JDK version | LiveNodeCountInliningCutoff | RSS (MB) | Total runtime | Compilation time | Application time
7u80 | 20'000 (default) | 163 | 60s | 11s | 49s
8u60 | 20'000 | 522 | 166s | 127s | 39s
8u60 | 40'000 (default) | 976 | 414ss | 371s | 43s
In total, the VM's memory usage for the application considered increases by 6X from 7u80 to 8u60. JDK9 is similar to JDK8 and is also affected by this problem.
A number of issues have targeted reducing the VM's memory usage (JDK-8011858, JDK-8137160, JDK-8129847). The patches for the first two bugs result in a slight reduction of memory usage, the patch for JDK-8129847 reduces memory usage by 20-30%. However, the VM's memory usage should be further reduced.
The goal of this enhancement is to further reduce the memory usage of the compiler. This issue is supposed to investigate three ways the compiler's memory usage can be reduced.
(1) Change arrays directly addressed with node IDs (the _idx field of every compiler node) to use hash tables instead. This change should target arrays with a high impact on the compiler's memory usage.
(2) For compilations with a large number of nodes, introduce and additional chunk size (in addition to the existing sizes tiny, init, medium, size, non_pool_size). The new chunk size should be larger than the existing chunk sizes and should allow the reuse of large memory chunks that are currently allocated with the operating system's memory allocator.
(3) Incremental (or post-parse) inlining in C2 produces lots of dead nodes (observed on Octane/Nashorn). Multiple PhaseRenumberLive passes during incremental inlining can help further reduce peak memory usage in that scenario. Since the pass can be expensive, it can be triggered when the gap between unique and live node counts becomes too large and performed with PhaseIdealLoop (see Compile::inline_incrementally).
(4) PhaseRemoveUseless and PhaseIterGVN are performed too frequently (that problem is targeted by JDK-8059241).
Here are some notes related to (1):
Code locations that use directly-referenced arrays:
- PhaseIdealLoop::Dominators -- allocates dfsorder and ntarjan arrays of size unique();
- PhaseIdealLoop::dom_depth and PhaseIdealLoop::_idom -- proportional to unique();
- PhaseCFG::global_code_motion -- recalc_pressure_nodes -- could be large, but size not necessarily proportional to unique();
- PhaseChaitin::stretch_base_pointer_live_ranges -- derived_base_map is allocated with malloc, size proportional to unique();
- PhaseIdealLoop::_preorders -- size proportional to unique();
- PhaseRegAlloc::_node_regs -- size proportional to unique();
- Scheduling::_node_bundling_base, _node_latency, _uses, _current_latency -- size most likely proportional to unique();
- Compile::fill_buffer -- allocates node_offsets array of size unique(), used only in fastdebug.
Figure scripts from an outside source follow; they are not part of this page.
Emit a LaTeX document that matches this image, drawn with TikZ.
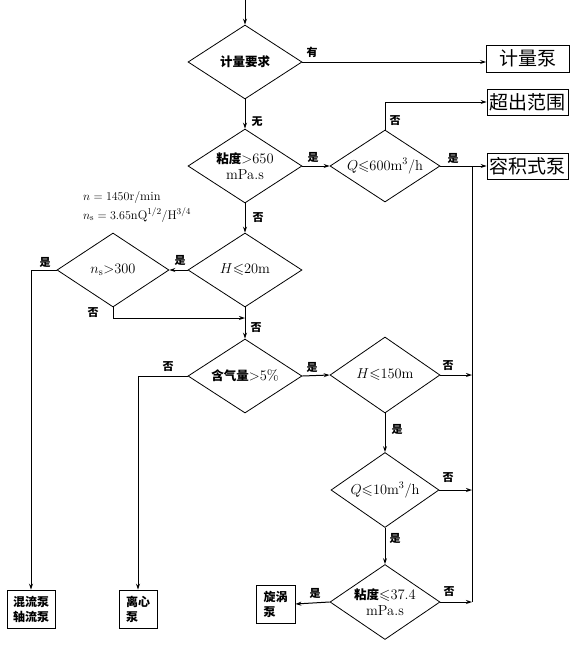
\documentclass[tikz,border=0pt]{standalone}
\usepackage{fontspec}
\usepackage{amssymb}
\newfontfamily\cjk{Noto Sans CJK SC}
\newcommand\zhb[1]{{\cjk\bfseries\fontsize{12.5}{15}\selectfont #1}}
\usetikzlibrary{shapes.geometric,arrows.meta}
\tikzset{
  dia/.style={draw, diamond, minimum width=114pt, minimum height=74pt, inner sep=0pt, line width=0.8pt},
  dtext/.style={font=\fontsize{14.5}{16}\selectfont, align=center, inner sep=0pt},
  bigbox/.style={draw, line width=0.8pt, font=\cjk\fontsize{19}{22}\selectfont, minimum width=81pt, minimum height=27pt, inner sep=0pt},
  smbox/.style={draw, line width=0.8pt, font=\cjk\bfseries\fontsize{12}{15}\selectfont, align=left, inner sep=0pt},
  lab/.style={font=\cjk\bfseries\fontsize{11}{13}\selectfont, inner sep=0pt},
  flow/.style={line width=1pt, -{Stealth[length=6pt,width=4pt]}},
  conn/.style={line width=1pt},
  formula/.style={font=\fontsize{12.5}{14}\selectfont, inner sep=0pt, anchor=west}
}
\begin{document}
\begin{tikzpicture}[x=1pt, y=-1pt]
\useasboundingbox (0,0) rectangle (581,649);

% diamonds
\node[dia] (d1) at (245,62) {};
\node[dtext] at (d1) {\zhb{计量要求}};
\node[dia] (d2) at (245,166) {};
\node[dtext] at (d2) {\zhb{粘度}$>$650\\mPa.s};
\node[dia, minimum width=110pt, minimum height=72pt] (d3) at (385,166) {};
\node[dtext] at (d3) {$Q{\leqslant}600\mathrm{m^3/h}$};
\node[dia] (d4) at (245,270) {};
\node[dtext] at (d4) {$H{\leqslant}20\mathrm{m}$};
\node[dia, minimum width=112pt] (d5) at (113,270) {};
\node[dtext] at (d5) {$n_{\mathrm s}{>}300$};
\node[dia] (d6) at (245,376) {};
\node[dtext] at (d6) {\zhb{含气量}$>$5\%};
\node[dia, minimum width=110pt, minimum height=76pt] (d7) at (385,375) {};
\node[dtext] at (d7) {$H{\leqslant}150\mathrm{m}$};
\node[dia, minimum width=108pt, minimum height=75pt] (d8) at (385,490) {};
\node[dtext] at (d8) {$Q{\leqslant}10\mathrm{m^3/h}$};
\node[dia, minimum width=110pt, minimum height=75pt] (d9) at (385,602) {};
\node[dtext] at (d9) {\zhb{粘度}$\leqslant$37.4\\mPa.s};

% boxes
\node[bigbox, minimum width=83pt] (b1) at (528,58.5) {计量泵};
\node[bigbox, minimum height=26pt] (b2) at (527.5,102) {超出范围};
\node[bigbox, minimum height=26pt] (b3) at (527.5,166) {容积式泵};
\node[smbox, minimum width=48pt, minimum height=38pt] (b4) at (31,609) {混流泵\\轴流泵};
\node[smbox, minimum width=38pt, minimum height=38pt] (b5) at (138,609) {离心\\泵};
\node[smbox, minimum width=39pt, minimum height=38pt] (b6) at (275.5,604) {旋涡\\泵};

% formula
\node[formula] (f1) at (83,197) {$n=1450\mathrm{r/min}$};
\node[formula] (f2) at (83,215) {$n_{\mathrm s}=3.65\mathrm{n}\mathrm{Q}^{1/2}/\mathrm{H}^{3/4}$};

% coordinates
\coordinate (top) at (245,0);
\coordinate (j1) at (245,318);
\coordinate (r1) at (472,375);
\coordinate (r2) at (472,490);
\coordinate (r3) at (472,602);
\coordinate (r0) at (472,166);

% connectors
\draw[flow] (top) -- (d1.north);
\draw[flow] (d1.east) -- (d1.east -| b1.west);
\draw[flow] (d1.south) -- (d2.north);
\draw[flow] (d2.east) -- (d3.west);
\draw[flow] (d3.north) |- (b2.west);
\draw[flow] (d3.east) -- (b3.west);
\draw[flow] (d2.south) -- (d4.north);
\draw[flow] (d4.west) -- (d5.east);
\draw[flow] (d5.west) -| (b4.north);
\draw[flow] (d5.south) |- (j1);
\draw[flow] (d4.south) -- (d6.north);
\draw[flow] (d6.west) -| (b5.north);
\draw[flow] (d6.east) -- (d7.west);
\draw[flow] (d7.east) -- (r1);
\draw[flow] (d7.south) -- (d8.north);
\draw[flow] (d8.east) -- (r2);
\draw[flow] (d8.south) -- (d9.north);
\draw[flow] (d9.west) -- (b6.east);
\draw[flow] (d9.east) -- (r3);
\draw[conn] (r3) -- (r0);

% labels
\node[lab] at (312,52) {有};
\node[lab] at (257,122) {无};
\node[lab] at (313,157) {是};
\node[lab] at (395,121) {否};
\node[lab] at (453,158) {是};
\node[lab] at (258,218) {否};
\node[lab] at (180,260) {是};
\node[lab] at (45,262) {是};
\node[lab] at (93,313) {否};
\node[lab] at (256,328) {否};
\node[lab] at (168,367) {否};
\node[lab] at (312,367) {是};
\node[lab] at (448,366) {否};
\node[lab] at (397,429) {是};
\node[lab] at (448,478) {否};
\node[lab] at (395,538) {是};
\node[lab] at (315,593) {是};
\node[lab] at (449,592) {否};
\end{tikzpicture}
\end{document}
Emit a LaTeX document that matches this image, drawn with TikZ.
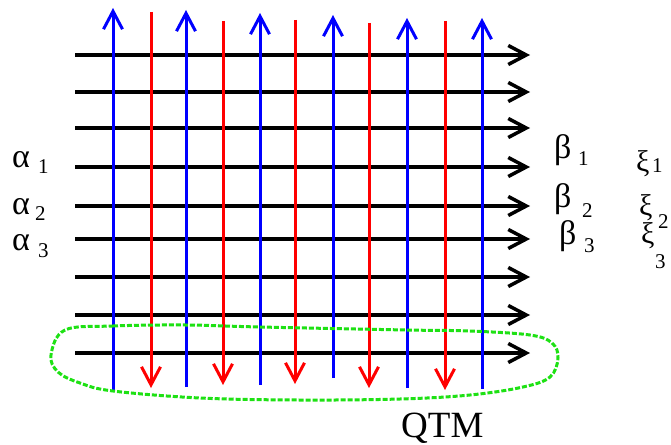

Data structures that use directly-referenced arrays:
- GrowableArray -- example usages ConnectionGraph::nodes, DepGraph::_map, Compile::_node_note_array, LiveRangeMap::_names, LiveRangeMap::_uf_map, PhaseCFG::_node_latency
- Node_Array -- example usages ConnectionGraph::_node_map, Matcher::_old2new_map (only debug), Matcher::_new2old_map (only debug), PhaseTransform::_nodes, Type_Array::_types
- Node_List -- example usages: Invariance::_old_new, PhaseCFG::schedule_local, Scheduling::_scheduled, Scheduling::_available
- Block_Array -- used in PhaseCFG::_node_to_block_mapping
- VectorSet -- uses _idx for checks -- already compressed but it could be maybe further optimized.